⟨

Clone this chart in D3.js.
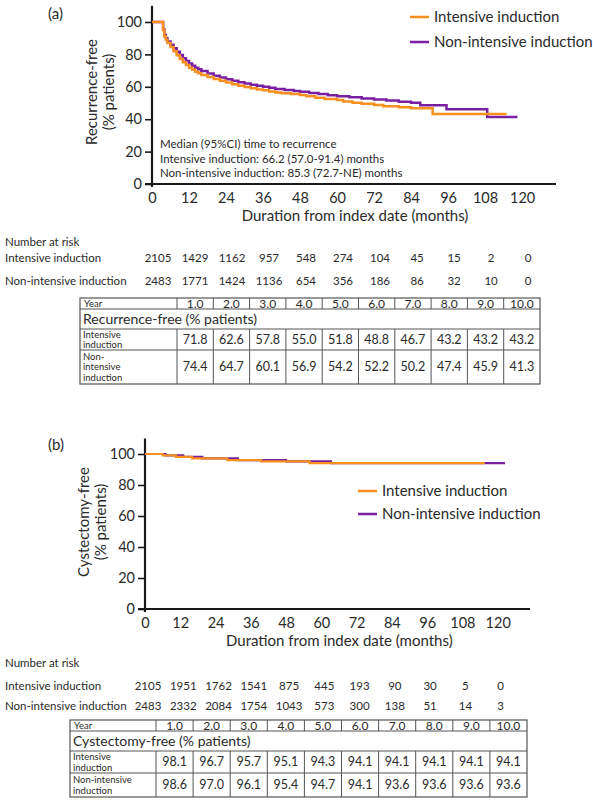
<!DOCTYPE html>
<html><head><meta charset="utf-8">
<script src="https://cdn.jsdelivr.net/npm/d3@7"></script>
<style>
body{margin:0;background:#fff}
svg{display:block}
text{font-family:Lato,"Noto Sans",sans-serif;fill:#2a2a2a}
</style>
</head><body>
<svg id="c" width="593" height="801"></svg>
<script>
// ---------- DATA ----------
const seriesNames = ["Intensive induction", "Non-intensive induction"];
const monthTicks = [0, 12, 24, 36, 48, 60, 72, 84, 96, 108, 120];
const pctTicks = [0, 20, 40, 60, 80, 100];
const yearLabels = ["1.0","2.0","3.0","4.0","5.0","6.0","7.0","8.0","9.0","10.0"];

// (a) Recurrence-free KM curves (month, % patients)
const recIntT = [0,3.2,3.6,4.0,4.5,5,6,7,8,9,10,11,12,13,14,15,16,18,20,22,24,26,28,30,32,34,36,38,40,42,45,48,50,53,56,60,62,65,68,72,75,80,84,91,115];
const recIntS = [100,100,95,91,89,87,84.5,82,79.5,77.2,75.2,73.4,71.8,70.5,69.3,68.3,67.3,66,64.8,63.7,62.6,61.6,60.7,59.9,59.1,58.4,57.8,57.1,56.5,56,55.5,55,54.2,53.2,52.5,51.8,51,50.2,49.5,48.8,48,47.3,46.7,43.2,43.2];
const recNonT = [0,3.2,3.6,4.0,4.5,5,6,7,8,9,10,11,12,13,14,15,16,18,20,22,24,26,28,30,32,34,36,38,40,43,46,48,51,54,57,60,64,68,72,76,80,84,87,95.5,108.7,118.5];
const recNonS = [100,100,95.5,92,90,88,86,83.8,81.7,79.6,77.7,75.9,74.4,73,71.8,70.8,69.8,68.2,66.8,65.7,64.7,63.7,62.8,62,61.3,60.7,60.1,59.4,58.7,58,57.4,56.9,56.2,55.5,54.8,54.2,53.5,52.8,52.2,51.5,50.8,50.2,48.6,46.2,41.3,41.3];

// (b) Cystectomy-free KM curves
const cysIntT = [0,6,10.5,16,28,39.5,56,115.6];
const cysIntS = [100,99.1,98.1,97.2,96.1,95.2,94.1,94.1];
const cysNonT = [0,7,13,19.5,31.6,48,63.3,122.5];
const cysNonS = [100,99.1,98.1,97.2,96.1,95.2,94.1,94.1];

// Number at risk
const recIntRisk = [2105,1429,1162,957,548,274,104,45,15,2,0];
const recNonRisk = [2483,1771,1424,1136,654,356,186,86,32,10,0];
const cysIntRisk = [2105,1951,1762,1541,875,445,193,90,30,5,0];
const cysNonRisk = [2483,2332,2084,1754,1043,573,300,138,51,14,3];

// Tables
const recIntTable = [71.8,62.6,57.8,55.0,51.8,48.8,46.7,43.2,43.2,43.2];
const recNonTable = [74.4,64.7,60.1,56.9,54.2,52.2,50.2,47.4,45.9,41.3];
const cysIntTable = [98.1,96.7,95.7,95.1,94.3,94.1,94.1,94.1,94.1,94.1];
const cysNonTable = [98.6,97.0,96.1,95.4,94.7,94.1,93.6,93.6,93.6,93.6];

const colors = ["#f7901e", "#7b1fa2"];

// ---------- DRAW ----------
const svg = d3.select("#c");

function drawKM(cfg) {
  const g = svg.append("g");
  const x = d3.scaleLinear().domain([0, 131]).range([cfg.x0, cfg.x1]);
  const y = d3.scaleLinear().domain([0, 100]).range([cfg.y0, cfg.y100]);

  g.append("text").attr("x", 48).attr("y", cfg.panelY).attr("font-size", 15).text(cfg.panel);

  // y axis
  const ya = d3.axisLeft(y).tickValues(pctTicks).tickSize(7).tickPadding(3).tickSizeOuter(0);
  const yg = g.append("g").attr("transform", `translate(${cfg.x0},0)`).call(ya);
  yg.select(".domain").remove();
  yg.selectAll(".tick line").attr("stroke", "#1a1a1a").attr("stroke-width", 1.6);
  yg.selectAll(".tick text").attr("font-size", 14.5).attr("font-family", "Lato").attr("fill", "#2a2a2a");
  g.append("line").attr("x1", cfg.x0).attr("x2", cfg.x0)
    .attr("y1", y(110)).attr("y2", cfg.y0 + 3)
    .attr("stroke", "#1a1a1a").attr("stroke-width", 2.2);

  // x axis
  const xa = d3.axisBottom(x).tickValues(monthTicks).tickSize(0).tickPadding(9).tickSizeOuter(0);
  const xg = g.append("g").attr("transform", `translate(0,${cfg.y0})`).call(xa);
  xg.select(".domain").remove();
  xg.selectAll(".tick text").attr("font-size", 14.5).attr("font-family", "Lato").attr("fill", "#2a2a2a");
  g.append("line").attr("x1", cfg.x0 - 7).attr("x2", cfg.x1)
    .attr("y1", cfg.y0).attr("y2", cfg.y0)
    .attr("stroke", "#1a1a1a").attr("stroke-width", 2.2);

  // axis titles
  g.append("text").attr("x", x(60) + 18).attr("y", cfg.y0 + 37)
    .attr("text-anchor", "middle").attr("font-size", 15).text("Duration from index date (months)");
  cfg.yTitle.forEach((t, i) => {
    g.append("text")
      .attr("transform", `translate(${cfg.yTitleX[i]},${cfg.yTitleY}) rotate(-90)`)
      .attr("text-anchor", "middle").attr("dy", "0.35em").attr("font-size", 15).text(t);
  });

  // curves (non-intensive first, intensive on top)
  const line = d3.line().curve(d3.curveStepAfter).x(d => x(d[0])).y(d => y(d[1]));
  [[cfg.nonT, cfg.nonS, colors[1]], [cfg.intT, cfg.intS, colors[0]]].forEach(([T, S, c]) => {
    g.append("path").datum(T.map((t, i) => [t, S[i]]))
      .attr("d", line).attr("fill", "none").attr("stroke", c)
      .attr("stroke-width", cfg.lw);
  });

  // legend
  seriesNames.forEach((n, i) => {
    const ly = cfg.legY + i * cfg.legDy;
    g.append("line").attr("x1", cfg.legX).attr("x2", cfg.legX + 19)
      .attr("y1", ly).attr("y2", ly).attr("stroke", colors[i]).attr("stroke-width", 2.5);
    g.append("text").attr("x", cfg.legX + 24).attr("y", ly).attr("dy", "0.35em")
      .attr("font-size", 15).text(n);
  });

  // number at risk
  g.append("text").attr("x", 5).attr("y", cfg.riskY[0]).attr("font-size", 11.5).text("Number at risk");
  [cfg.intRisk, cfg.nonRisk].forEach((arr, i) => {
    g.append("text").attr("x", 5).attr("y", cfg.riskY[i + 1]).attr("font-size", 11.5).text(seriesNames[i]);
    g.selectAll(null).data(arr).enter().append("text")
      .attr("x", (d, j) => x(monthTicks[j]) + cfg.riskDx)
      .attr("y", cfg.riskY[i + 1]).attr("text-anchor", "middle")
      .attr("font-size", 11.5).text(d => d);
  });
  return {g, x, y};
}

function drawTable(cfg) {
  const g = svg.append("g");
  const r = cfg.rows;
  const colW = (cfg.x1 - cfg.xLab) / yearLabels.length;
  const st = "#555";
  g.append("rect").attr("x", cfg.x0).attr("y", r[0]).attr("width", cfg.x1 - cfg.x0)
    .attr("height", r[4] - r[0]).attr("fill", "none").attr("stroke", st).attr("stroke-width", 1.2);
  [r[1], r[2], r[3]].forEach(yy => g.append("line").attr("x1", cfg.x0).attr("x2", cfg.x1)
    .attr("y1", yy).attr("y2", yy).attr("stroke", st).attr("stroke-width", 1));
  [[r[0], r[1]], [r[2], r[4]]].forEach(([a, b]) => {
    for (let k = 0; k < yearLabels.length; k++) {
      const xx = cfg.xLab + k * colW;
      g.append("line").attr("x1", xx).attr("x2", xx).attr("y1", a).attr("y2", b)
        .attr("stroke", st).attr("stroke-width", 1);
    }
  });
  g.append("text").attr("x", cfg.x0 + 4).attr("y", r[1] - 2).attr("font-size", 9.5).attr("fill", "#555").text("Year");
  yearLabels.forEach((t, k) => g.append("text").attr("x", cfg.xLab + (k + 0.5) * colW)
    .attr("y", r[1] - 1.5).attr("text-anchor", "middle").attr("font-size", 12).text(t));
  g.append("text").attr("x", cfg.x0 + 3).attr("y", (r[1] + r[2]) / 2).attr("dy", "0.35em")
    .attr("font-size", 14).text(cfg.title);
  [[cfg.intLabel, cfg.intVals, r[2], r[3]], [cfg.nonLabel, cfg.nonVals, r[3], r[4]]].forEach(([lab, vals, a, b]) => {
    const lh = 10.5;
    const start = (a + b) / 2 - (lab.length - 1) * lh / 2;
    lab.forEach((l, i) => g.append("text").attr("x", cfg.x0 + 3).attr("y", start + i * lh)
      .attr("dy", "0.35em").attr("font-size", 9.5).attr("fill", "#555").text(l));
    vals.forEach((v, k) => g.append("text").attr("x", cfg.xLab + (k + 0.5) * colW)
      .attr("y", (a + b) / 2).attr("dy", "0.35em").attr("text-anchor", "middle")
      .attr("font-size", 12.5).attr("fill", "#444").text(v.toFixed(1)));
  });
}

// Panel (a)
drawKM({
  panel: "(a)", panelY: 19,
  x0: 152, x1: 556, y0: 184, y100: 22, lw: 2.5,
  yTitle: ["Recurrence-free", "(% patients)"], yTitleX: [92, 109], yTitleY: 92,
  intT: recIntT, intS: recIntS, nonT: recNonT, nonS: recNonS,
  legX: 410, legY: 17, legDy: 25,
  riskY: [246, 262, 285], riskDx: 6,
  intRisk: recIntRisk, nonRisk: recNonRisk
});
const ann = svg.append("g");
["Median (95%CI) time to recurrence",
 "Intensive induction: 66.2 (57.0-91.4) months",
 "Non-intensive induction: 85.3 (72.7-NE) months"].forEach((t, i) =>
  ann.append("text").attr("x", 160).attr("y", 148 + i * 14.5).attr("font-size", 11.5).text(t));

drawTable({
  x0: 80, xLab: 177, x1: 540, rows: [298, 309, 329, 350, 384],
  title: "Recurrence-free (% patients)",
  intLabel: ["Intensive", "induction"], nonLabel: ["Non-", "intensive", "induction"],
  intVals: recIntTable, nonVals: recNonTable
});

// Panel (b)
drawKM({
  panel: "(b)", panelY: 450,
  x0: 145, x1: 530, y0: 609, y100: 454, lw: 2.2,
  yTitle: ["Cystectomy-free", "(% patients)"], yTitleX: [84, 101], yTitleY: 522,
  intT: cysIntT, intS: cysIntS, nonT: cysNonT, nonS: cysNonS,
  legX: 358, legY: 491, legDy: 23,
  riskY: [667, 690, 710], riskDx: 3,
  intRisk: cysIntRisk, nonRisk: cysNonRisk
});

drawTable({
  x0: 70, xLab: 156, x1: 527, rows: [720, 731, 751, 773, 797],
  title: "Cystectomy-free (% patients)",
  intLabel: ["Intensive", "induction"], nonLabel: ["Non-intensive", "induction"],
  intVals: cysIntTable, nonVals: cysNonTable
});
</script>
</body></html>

⟩
⟨

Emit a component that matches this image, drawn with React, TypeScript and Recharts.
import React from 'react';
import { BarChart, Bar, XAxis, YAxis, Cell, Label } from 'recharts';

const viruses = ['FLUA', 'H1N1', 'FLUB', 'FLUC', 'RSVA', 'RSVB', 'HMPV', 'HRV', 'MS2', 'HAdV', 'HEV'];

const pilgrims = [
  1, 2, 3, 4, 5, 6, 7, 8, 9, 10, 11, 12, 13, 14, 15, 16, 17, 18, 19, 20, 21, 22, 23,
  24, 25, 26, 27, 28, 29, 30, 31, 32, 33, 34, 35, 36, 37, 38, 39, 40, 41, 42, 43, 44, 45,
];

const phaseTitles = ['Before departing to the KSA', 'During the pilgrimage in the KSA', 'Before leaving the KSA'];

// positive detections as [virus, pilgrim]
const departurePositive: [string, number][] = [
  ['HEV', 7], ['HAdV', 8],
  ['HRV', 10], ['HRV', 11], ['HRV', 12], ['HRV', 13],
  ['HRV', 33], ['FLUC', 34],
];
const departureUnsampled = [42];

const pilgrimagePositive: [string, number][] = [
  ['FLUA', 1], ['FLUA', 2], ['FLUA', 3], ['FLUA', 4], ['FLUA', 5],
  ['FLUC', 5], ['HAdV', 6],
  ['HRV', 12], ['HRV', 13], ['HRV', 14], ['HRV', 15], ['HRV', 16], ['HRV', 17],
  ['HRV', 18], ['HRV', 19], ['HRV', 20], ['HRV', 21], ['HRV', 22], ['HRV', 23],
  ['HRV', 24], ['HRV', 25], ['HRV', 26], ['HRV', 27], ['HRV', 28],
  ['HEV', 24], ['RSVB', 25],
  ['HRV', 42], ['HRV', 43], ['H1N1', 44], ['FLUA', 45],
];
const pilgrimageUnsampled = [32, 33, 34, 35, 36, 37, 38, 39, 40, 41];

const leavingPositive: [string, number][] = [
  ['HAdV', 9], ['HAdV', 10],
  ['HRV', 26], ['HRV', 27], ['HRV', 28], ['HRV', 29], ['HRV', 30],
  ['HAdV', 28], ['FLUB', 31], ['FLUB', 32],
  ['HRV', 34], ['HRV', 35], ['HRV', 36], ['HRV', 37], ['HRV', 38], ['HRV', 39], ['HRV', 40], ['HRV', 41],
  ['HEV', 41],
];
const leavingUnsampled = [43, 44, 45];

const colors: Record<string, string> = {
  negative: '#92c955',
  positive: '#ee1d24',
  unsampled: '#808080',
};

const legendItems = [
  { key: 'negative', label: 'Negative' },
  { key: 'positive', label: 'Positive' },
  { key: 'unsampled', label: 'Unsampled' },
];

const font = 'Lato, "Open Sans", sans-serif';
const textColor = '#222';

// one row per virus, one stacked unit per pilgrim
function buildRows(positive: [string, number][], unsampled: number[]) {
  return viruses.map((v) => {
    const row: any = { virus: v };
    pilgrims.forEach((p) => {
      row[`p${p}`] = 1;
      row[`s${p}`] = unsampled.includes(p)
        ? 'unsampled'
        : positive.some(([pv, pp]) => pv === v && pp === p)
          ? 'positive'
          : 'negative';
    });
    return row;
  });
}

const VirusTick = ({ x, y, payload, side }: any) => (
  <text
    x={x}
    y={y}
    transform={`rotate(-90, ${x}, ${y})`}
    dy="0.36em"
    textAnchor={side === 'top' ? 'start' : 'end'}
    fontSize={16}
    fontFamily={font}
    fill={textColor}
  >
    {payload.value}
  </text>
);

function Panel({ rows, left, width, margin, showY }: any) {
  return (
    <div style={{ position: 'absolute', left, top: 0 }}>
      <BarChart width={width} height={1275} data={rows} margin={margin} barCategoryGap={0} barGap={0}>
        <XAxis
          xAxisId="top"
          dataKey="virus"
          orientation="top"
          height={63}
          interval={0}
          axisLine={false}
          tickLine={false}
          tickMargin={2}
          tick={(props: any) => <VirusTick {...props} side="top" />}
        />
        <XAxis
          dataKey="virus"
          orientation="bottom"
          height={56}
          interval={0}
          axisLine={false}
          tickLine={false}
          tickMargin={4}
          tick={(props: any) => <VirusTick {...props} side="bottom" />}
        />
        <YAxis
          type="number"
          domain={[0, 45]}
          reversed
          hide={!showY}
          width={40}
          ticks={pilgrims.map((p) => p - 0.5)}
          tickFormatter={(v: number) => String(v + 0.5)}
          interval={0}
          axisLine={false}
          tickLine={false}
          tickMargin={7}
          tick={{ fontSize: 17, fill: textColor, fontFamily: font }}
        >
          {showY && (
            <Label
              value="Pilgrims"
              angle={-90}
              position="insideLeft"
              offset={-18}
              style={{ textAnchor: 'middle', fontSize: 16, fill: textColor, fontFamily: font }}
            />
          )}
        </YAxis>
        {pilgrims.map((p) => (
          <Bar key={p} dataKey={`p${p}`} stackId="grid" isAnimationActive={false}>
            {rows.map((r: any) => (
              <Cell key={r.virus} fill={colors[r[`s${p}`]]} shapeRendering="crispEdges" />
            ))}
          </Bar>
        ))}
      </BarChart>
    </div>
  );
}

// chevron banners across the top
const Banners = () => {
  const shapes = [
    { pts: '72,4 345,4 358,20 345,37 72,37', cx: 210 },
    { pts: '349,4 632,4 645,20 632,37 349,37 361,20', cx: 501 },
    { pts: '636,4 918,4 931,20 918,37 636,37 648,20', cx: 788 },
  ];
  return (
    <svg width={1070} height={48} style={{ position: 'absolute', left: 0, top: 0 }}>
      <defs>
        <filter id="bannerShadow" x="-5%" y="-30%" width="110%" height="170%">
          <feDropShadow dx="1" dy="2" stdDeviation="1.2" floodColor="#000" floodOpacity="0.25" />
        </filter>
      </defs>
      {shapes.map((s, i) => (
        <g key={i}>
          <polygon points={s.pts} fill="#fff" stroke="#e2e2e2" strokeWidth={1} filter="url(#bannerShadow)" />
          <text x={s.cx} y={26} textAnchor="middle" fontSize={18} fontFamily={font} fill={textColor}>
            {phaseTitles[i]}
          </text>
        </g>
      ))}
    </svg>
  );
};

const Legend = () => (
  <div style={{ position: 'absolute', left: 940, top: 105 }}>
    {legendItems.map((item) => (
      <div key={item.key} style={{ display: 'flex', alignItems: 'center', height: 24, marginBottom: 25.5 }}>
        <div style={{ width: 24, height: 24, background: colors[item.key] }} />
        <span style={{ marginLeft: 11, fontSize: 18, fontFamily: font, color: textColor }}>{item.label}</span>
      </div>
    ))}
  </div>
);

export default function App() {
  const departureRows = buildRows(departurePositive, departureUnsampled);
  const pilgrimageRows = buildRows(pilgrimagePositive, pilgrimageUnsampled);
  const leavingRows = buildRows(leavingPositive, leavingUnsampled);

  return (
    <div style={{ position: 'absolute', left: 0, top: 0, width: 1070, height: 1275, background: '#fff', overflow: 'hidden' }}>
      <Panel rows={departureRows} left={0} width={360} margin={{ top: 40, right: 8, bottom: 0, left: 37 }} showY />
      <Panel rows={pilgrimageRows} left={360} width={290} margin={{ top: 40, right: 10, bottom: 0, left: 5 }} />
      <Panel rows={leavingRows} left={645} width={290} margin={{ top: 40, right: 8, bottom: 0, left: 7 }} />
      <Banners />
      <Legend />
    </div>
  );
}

⟩

Work to be completed: Except for the pictures, write out exactly the lines from the line that contains "Clone this chart in D3.js." through the line that contains "cysNonRisk = [2483,2332,2084,1754,1043,573,300,138,51,14,3];", including both.

Correct response:
Clone this chart in D3.js.
<!DOCTYPE html>
<html><head><meta charset="utf-8">
<script src="https://cdn.jsdelivr.net/npm/d3@7"></script>
<style>
body{margin:0;background:#fff}
svg{display:block}
text{font-family:Lato,"Noto Sans",sans-serif;fill:#2a2a2a}
</style>
</head><body>
<svg id="c" width="593" height="801"></svg>
<script>
// ---------- DATA ----------
const seriesNames = ["Intensive induction", "Non-intensive induction"];
const monthTicks = [0, 12, 24, 36, 48, 60, 72, 84, 96, 108, 120];
const pctTicks = [0, 20, 40, 60, 80, 100];
const yearLabels = ["1.0","2.0","3.0","4.0","5.0","6.0","7.0","8.0","9.0","10.0"];

// (a) Recurrence-free KM curves (month, % patients)
const recIntT = [0,3.2,3.6,4.0,4.5,5,6,7,8,9,10,11,12,13,14,15,16,18,20,22,24,26,28,30,32,34,36,38,40,42,45,48,50,53,56,60,62,65,68,72,75,80,84,91,115];
const recIntS = [100,100,95,91,89,87,84.5,82,79.5,77.2,75.2,73.4,71.8,70.5,69.3,68.3,67.3,66,64.8,63.7,62.6,61.6,60.7,59.9,59.1,58.4,57.8,57.1,56.5,56,55.5,55,54.2,53.2,52.5,51.8,51,50.2,49.5,48.8,48,47.3,46.7,43.2,43.2];
const recNonT = [0,3.2,3.6,4.0,4.5,5,6,7,8,9,10,11,12,13,14,15,16,18,20,22,24,26,28,30,32,34,36,38,40,43,46,48,51,54,57,60,64,68,72,76,80,84,87,95.5,108.7,118.5];
const recNonS = [100,100,95.5,92,90,88,86,83.8,81.7,79.6,77.7,75.9,74.4,73,71.8,70.8,69.8,68.2,66.8,65.7,64.7,63.7,62.8,62,61.3,60.7,60.1,59.4,58.7,58,57.4,56.9,56.2,55.5,54.8,54.2,53.5,52.8,52.2,51.5,50.8,50.2,48.6,46.2,41.3,41.3];

// (b) Cystectomy-free KM curves
const cysIntT = [0,6,10.5,16,28,39.5,56,115.6];
const cysIntS = [100,99.1,98.1,97.2,96.1,95.2,94.1,94.1];
const cysNonT = [0,7,13,19.5,31.6,48,63.3,122.5];
const cysNonS = [100,99.1,98.1,97.2,96.1,95.2,94.1,94.1];

// Number at risk
const recIntRisk = [2105,1429,1162,957,548,274,104,45,15,2,0];
const recNonRisk = [2483,1771,1424,1136,654,356,186,86,32,10,0];
const cysIntRisk = [2105,1951,1762,1541,875,445,193,90,30,5,0];
const cysNonRisk = [2483,2332,2084,1754,1043,573,300,138,51,14,3];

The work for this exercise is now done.